START Listed records

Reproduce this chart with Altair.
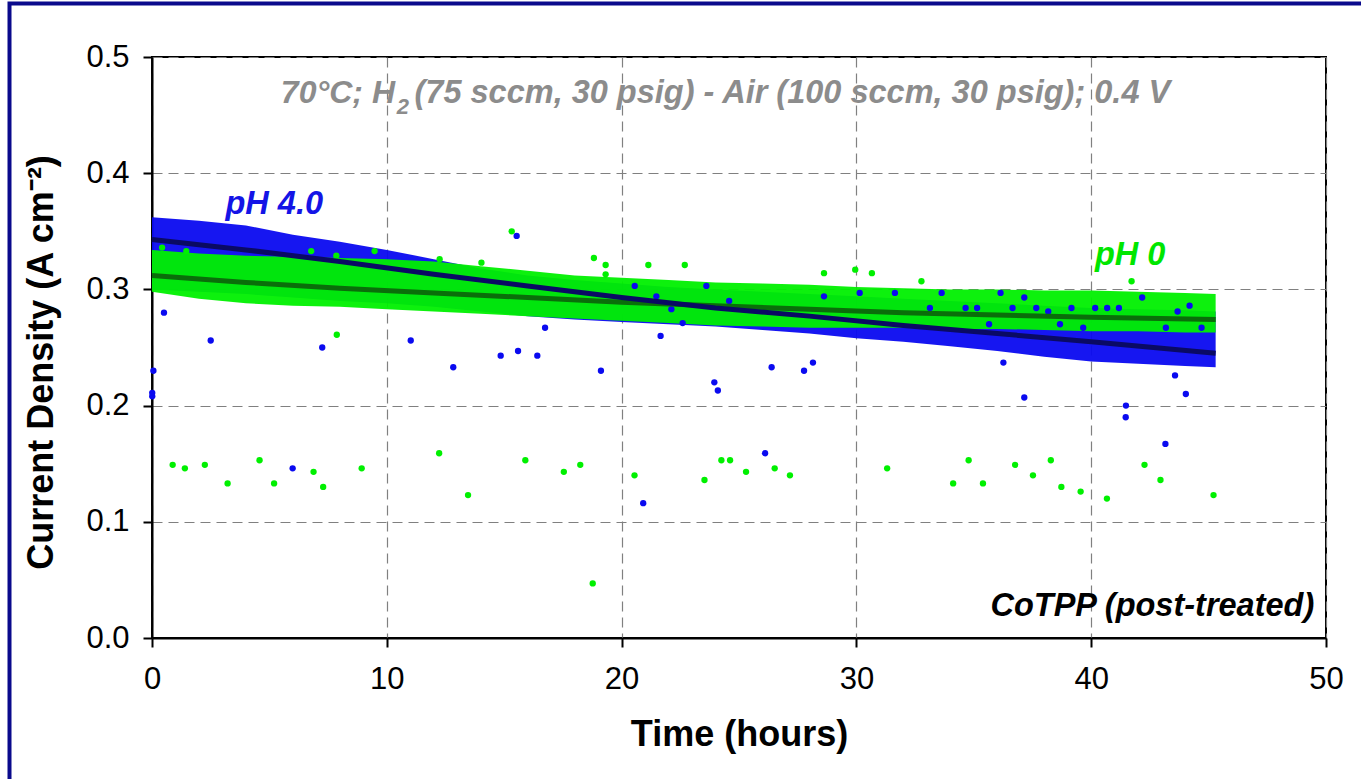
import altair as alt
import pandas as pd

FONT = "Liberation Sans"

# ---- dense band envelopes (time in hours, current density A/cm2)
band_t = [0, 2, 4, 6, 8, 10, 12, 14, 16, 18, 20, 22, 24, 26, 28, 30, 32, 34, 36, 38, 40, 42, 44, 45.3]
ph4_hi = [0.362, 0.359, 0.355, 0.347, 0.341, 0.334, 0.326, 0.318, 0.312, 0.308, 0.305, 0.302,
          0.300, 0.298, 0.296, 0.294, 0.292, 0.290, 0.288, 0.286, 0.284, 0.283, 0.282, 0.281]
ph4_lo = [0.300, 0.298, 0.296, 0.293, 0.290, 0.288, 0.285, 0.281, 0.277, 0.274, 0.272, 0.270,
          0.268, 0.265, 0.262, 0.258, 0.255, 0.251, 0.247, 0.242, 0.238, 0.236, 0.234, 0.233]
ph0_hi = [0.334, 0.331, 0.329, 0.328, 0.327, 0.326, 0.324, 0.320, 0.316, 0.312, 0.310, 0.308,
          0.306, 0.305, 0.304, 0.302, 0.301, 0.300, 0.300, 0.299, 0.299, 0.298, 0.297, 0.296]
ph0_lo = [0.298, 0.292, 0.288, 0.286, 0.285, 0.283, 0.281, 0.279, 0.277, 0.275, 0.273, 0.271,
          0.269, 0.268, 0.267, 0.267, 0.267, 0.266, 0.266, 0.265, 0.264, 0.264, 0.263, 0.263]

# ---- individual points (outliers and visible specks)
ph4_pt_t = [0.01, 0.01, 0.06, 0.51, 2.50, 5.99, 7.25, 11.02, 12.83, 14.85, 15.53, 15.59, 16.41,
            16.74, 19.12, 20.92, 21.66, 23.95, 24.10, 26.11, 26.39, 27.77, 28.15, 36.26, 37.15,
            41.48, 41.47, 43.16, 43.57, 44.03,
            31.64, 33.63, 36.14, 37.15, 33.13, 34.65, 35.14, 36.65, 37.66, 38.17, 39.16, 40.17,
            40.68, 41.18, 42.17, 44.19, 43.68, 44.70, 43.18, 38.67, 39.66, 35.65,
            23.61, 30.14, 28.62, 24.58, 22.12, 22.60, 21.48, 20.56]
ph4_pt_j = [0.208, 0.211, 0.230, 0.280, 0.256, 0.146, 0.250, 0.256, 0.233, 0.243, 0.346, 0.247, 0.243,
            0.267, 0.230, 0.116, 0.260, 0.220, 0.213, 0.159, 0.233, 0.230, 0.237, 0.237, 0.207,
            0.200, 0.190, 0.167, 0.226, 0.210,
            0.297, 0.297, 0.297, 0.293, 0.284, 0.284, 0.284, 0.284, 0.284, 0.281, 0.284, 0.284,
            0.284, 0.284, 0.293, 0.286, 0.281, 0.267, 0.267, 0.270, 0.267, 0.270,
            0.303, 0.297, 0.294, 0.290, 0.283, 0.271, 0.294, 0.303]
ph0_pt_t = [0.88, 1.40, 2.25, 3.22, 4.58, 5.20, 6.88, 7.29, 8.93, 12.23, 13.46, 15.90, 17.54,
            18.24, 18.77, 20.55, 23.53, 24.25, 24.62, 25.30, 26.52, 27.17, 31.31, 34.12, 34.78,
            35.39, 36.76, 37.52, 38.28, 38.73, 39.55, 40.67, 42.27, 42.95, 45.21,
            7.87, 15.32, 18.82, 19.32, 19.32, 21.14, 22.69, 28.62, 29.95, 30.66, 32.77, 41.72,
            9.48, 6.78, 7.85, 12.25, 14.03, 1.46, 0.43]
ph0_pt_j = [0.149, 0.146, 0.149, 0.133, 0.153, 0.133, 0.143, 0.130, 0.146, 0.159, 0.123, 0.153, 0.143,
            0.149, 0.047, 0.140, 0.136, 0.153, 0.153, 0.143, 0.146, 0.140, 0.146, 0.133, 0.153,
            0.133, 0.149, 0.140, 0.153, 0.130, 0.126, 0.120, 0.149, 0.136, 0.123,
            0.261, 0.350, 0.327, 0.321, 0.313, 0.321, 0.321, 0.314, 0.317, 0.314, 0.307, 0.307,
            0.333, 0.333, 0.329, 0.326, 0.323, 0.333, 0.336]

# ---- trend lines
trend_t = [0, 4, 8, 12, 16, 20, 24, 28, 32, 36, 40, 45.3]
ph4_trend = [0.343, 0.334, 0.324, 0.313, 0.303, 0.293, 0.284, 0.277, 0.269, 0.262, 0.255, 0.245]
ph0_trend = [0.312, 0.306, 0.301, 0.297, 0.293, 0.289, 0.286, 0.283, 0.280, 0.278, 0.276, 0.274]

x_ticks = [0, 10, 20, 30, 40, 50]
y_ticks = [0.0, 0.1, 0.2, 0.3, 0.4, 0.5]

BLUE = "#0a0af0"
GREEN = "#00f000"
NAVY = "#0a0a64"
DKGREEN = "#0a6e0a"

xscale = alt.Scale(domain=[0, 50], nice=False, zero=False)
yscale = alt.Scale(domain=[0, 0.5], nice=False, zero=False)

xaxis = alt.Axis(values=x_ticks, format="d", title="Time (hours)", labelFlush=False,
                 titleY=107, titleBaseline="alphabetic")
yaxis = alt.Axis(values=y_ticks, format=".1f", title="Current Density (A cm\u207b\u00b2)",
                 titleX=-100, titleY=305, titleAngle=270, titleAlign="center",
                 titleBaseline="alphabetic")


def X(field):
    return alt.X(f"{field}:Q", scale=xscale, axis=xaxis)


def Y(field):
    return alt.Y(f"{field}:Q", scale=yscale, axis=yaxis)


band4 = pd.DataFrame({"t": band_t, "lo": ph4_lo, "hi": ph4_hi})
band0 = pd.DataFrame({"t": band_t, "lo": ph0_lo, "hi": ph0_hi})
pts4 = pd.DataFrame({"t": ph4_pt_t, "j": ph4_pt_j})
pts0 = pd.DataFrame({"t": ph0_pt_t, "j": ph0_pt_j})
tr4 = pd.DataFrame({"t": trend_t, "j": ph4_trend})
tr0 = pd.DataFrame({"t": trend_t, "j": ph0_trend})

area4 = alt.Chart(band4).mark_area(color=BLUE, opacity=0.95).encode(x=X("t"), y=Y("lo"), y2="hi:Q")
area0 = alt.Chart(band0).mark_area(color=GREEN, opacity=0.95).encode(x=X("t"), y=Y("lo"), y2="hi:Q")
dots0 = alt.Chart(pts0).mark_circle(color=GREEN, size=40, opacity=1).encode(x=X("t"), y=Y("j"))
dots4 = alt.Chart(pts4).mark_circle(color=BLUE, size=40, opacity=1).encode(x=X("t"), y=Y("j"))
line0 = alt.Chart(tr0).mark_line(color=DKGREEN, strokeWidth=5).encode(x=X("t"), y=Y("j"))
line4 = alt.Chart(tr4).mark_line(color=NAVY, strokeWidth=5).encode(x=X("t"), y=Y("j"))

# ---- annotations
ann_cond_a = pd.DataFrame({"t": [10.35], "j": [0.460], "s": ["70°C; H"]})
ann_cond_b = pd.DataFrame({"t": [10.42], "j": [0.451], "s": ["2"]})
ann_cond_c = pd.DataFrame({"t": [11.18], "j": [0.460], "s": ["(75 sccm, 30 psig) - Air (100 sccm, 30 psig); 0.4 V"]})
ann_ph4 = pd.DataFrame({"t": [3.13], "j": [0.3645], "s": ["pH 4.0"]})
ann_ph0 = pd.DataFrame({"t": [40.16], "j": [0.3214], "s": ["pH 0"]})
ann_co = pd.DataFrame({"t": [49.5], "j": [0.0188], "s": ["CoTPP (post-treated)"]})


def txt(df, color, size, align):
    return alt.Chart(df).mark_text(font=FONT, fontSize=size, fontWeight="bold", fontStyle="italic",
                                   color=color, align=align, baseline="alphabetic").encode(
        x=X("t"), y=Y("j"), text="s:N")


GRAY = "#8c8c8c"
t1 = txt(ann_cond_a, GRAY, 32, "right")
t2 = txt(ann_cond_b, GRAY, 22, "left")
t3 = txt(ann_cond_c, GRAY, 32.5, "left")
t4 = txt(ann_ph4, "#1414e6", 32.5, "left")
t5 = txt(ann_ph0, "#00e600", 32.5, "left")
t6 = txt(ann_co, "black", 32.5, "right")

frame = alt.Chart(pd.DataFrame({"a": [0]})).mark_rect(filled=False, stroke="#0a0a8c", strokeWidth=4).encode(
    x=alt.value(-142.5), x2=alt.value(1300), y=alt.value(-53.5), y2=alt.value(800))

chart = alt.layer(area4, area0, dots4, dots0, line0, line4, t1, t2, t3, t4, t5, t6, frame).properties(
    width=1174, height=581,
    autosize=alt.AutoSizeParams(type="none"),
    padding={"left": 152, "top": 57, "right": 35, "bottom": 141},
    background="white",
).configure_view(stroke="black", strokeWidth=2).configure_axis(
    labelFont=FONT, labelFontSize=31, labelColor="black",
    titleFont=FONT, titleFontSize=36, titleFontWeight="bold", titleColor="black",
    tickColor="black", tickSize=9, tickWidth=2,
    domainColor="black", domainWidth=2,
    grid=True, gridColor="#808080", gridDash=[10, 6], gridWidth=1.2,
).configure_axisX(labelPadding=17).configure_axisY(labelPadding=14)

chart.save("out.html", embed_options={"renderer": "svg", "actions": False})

END Listed records
START Listed records

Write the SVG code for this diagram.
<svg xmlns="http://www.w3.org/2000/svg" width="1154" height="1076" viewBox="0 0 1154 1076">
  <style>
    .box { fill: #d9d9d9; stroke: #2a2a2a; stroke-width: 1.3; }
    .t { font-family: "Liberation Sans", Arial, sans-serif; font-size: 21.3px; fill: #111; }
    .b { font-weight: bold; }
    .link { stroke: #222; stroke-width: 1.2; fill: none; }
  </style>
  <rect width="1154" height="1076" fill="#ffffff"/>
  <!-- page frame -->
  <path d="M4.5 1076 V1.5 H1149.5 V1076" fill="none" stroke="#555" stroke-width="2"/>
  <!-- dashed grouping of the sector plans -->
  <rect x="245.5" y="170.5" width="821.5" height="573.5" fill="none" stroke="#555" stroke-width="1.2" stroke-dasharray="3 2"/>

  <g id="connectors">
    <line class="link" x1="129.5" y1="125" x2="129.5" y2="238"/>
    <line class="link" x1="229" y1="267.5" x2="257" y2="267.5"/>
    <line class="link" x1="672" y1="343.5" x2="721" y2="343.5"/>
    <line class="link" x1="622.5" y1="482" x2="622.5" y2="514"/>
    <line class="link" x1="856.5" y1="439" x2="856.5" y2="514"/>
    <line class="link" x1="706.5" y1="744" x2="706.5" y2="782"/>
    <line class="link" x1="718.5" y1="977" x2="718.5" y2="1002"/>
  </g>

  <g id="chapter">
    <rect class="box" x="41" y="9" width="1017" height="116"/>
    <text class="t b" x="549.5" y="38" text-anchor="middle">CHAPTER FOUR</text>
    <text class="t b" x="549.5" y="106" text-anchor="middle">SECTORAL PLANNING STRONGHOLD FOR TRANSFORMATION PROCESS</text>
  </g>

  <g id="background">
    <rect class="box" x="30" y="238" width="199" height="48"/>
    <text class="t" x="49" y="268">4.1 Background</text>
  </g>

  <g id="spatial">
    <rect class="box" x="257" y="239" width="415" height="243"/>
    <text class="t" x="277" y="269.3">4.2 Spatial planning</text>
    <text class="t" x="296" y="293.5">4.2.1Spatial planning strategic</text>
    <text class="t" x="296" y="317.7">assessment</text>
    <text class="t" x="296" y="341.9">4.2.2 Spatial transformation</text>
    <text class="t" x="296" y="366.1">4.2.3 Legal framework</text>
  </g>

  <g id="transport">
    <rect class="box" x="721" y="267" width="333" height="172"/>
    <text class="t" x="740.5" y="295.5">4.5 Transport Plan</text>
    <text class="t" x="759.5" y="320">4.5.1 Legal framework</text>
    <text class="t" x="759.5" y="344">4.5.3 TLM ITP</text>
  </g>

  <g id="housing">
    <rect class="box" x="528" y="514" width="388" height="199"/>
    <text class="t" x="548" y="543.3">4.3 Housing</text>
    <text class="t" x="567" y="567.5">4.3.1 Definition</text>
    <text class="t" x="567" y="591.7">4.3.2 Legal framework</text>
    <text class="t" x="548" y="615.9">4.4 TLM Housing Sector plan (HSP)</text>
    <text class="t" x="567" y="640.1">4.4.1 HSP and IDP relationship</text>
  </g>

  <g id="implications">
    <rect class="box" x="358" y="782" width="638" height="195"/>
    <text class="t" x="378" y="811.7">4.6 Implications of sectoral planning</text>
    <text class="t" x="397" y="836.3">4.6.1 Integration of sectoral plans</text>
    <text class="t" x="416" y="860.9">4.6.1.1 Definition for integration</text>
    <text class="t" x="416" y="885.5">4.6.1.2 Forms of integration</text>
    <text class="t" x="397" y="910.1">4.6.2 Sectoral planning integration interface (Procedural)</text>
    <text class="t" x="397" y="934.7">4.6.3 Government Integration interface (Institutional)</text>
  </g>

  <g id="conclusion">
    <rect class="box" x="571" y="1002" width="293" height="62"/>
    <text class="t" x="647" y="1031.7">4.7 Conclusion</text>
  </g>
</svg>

END Listed records

§ Exercise task: Repeat, with no pictures, exactly the lines from the one containing "Reproduce this chart with Altair." through the one containing "0.264, 0.263, 0.263]", the first and last included.

§ Answer to the problem:
Reproduce this chart with Altair.
import altair as alt
import pandas as pd

FONT = "Liberation Sans"

# ---- dense band envelopes (time in hours, current density A/cm2)
band_t = [0, 2, 4, 6, 8, 10, 12, 14, 16, 18, 20, 22, 24, 26, 28, 30, 32, 34, 36, 38, 40, 42, 44, 45.3]
ph4_hi = [0.362, 0.359, 0.355, 0.347, 0.341, 0.334, 0.326, 0.318, 0.312, 0.308, 0.305, 0.302,
          0.300, 0.298, 0.296, 0.294, 0.292, 0.290, 0.288, 0.286, 0.284, 0.283, 0.282, 0.281]
ph4_lo = [0.300, 0.298, 0.296, 0.293, 0.290, 0.288, 0.285, 0.281, 0.277, 0.274, 0.272, 0.270,
          0.268, 0.265, 0.262, 0.258, 0.255, 0.251, 0.247, 0.242, 0.238, 0.236, 0.234, 0.233]
ph0_hi = [0.334, 0.331, 0.329, 0.328, 0.327, 0.326, 0.324, 0.320, 0.316, 0.312, 0.310, 0.308,
          0.306, 0.305, 0.304, 0.302, 0.301, 0.300, 0.300, 0.299, 0.299, 0.298, 0.297, 0.296]
ph0_lo = [0.298, 0.292, 0.288, 0.286, 0.285, 0.283, 0.281, 0.279, 0.277, 0.275, 0.273, 0.271,
          0.269, 0.268, 0.267, 0.267, 0.267, 0.266, 0.266, 0.265, 0.264, 0.264, 0.263, 0.263]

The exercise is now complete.